▽
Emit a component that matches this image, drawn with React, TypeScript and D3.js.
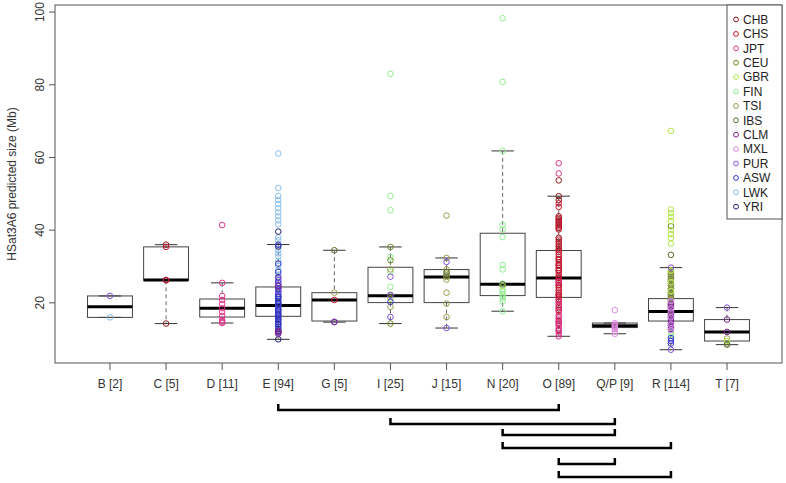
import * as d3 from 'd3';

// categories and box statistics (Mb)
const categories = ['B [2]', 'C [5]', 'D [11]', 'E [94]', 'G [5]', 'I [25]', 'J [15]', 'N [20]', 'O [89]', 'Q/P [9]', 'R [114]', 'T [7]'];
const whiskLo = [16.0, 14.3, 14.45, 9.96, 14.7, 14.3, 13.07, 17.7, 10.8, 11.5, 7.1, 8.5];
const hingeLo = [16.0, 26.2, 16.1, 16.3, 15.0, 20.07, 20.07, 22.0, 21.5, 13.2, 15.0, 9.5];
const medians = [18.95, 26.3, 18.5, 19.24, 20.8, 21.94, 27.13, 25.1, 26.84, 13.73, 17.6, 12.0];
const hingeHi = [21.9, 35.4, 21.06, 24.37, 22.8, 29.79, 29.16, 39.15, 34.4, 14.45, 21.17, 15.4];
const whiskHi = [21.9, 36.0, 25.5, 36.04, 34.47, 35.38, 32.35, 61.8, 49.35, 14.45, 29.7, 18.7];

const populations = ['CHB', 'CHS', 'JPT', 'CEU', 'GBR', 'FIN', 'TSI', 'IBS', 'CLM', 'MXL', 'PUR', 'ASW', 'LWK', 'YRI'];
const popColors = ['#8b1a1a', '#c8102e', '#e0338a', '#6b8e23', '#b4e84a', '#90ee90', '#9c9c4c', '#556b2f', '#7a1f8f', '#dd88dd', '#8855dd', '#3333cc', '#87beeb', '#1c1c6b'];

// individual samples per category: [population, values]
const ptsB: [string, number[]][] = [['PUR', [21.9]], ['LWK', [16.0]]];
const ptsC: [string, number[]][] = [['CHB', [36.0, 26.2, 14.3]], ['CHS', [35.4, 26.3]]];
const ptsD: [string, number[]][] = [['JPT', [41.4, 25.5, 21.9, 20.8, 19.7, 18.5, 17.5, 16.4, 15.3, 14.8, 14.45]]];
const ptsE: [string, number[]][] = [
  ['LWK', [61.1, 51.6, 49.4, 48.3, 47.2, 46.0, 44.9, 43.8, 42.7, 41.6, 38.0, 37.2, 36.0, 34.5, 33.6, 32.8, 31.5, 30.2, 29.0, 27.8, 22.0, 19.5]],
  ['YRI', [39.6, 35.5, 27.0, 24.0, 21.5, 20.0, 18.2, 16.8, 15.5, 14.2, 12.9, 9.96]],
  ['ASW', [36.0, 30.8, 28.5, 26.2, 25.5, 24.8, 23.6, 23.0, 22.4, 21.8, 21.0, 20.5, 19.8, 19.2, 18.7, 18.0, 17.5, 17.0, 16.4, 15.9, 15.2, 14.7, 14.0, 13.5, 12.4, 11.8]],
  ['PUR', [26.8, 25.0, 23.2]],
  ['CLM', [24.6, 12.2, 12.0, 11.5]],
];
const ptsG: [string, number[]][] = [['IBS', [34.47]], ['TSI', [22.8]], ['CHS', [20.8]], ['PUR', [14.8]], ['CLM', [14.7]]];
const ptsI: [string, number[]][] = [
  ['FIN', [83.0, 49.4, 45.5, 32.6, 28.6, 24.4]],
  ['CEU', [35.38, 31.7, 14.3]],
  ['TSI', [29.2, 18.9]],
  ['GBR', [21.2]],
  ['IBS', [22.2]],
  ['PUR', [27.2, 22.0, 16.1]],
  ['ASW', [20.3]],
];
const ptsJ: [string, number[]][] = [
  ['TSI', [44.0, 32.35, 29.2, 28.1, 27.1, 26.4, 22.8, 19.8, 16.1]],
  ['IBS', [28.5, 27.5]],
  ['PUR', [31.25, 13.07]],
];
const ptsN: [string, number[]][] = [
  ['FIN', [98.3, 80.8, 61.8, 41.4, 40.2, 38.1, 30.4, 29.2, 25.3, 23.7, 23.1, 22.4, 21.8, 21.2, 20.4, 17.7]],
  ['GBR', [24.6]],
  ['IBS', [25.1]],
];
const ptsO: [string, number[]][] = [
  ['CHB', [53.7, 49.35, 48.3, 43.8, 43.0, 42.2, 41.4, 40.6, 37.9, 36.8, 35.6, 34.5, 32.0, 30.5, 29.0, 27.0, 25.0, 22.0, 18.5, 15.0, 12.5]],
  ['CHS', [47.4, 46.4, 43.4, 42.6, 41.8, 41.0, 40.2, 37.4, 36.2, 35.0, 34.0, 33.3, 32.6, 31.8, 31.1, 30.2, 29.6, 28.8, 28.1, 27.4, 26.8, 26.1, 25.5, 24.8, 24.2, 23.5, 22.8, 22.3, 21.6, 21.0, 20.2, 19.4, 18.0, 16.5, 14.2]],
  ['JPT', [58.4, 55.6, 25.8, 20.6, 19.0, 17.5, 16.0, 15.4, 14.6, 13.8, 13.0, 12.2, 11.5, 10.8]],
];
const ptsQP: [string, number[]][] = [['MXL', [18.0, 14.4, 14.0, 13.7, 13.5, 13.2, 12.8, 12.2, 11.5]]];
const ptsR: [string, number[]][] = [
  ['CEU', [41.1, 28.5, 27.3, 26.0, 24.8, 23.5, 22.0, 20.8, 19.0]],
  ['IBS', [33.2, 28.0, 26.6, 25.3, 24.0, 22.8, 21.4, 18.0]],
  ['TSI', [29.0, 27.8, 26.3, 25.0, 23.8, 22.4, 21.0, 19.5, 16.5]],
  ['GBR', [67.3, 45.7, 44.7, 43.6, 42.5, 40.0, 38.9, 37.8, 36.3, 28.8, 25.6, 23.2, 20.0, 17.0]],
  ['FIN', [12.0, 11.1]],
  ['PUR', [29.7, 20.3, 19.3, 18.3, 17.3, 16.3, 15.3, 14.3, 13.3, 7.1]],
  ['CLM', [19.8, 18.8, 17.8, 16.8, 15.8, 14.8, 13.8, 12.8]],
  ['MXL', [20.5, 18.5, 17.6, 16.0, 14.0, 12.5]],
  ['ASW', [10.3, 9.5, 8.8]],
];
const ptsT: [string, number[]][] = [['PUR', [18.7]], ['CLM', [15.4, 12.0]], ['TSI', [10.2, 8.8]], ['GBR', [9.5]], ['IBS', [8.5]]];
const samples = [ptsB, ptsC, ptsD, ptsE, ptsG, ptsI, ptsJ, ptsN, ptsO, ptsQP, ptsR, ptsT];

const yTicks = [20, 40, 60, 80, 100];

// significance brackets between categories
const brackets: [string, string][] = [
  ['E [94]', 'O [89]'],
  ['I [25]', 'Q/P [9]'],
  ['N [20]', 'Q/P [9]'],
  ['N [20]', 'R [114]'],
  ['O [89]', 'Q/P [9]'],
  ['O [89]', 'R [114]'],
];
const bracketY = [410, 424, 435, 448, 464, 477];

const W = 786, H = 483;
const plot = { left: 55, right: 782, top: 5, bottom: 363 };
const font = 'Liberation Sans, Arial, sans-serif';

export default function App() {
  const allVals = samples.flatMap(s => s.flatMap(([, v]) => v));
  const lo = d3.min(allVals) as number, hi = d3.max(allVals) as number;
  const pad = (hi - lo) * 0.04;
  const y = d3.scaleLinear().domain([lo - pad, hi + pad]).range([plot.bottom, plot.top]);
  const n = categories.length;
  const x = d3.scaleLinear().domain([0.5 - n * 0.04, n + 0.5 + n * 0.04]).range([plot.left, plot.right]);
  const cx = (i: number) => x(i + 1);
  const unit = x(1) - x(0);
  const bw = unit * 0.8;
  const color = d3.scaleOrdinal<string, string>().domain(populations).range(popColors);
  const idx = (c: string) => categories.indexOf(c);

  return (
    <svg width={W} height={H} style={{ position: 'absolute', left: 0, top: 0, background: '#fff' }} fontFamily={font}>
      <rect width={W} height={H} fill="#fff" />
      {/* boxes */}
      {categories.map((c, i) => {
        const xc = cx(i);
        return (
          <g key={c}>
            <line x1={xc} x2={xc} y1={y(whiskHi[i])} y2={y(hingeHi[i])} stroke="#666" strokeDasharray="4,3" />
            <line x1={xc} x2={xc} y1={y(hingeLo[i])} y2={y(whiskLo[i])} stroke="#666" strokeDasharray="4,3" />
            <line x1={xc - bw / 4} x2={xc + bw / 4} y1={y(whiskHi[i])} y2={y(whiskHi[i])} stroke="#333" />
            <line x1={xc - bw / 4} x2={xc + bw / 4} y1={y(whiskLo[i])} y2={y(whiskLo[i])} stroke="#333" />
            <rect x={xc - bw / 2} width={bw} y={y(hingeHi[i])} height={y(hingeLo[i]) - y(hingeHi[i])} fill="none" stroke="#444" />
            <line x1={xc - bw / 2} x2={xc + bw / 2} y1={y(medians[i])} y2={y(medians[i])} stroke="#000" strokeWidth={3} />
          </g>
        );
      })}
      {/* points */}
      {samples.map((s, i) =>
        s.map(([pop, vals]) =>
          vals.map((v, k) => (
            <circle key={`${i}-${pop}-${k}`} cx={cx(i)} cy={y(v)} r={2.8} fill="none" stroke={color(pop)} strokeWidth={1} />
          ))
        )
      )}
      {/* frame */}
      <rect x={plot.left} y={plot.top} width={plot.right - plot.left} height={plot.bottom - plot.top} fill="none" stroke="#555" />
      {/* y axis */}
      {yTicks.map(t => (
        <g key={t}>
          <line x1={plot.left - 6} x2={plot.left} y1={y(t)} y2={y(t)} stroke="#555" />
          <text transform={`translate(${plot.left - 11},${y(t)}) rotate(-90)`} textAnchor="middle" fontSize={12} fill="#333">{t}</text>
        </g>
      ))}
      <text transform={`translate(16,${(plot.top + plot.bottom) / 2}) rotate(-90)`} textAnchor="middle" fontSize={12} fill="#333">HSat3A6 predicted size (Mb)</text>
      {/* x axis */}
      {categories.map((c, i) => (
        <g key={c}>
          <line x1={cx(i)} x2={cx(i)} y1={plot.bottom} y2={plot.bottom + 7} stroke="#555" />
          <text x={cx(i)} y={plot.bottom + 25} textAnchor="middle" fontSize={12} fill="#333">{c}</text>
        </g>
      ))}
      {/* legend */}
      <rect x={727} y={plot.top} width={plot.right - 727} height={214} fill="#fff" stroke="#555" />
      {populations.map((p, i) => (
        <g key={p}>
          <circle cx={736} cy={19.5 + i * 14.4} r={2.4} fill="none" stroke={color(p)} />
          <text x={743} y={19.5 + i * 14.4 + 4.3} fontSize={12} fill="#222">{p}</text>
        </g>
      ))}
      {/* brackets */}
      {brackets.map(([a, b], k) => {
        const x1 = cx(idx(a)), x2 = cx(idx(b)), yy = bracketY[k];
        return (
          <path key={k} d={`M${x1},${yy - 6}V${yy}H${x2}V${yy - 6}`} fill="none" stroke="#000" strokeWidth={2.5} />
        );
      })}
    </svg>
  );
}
△
■ Problem details ■
Restate each line from the start of the listing through the line bearing "import * as d3 from 'd3';" word for word. Drop the pictures.

■ Task result ■
Emit a component that matches this image, drawn with React, TypeScript and D3.js.
import * as d3 from 'd3';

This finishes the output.